SHORT PROBLEM:
Your answer should be a single number: the count of lines containing the string "matplotlib".

DATA SEGMENT:
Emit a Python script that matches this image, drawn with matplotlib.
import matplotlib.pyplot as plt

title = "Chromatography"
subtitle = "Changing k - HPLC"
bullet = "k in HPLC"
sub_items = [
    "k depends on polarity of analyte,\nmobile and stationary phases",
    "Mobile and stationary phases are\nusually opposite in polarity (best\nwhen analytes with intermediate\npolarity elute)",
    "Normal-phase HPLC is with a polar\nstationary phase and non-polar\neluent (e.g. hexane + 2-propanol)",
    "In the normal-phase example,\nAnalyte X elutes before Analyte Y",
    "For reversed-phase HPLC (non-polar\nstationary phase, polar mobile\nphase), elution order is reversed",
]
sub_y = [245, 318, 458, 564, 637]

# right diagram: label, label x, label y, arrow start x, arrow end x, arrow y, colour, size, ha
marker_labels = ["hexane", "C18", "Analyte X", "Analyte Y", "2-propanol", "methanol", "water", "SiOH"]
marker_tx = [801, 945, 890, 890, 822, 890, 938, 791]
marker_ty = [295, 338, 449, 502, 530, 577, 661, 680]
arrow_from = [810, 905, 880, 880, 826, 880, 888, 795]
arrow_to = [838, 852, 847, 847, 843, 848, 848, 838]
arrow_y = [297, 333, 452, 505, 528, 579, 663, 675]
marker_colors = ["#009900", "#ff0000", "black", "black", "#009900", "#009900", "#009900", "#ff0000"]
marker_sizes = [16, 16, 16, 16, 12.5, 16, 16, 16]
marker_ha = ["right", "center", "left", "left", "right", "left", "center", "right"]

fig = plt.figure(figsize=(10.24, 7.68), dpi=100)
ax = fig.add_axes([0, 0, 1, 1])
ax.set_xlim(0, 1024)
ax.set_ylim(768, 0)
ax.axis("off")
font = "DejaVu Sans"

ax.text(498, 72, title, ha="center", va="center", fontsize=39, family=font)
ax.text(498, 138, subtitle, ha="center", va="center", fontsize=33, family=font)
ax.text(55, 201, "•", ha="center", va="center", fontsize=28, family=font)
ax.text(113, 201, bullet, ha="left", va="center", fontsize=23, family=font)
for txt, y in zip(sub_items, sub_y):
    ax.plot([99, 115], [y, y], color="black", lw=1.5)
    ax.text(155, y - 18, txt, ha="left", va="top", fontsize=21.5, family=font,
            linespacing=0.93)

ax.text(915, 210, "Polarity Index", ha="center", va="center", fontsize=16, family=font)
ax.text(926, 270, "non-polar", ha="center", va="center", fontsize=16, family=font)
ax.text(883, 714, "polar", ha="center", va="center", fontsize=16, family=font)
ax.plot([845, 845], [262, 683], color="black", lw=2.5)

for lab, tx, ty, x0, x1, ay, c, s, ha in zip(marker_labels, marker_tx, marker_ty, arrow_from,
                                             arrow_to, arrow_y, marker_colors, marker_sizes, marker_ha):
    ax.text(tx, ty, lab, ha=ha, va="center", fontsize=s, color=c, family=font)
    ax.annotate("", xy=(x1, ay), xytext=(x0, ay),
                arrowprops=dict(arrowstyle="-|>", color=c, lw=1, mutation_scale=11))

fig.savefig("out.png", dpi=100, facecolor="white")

EXPECTED ANSWER:
2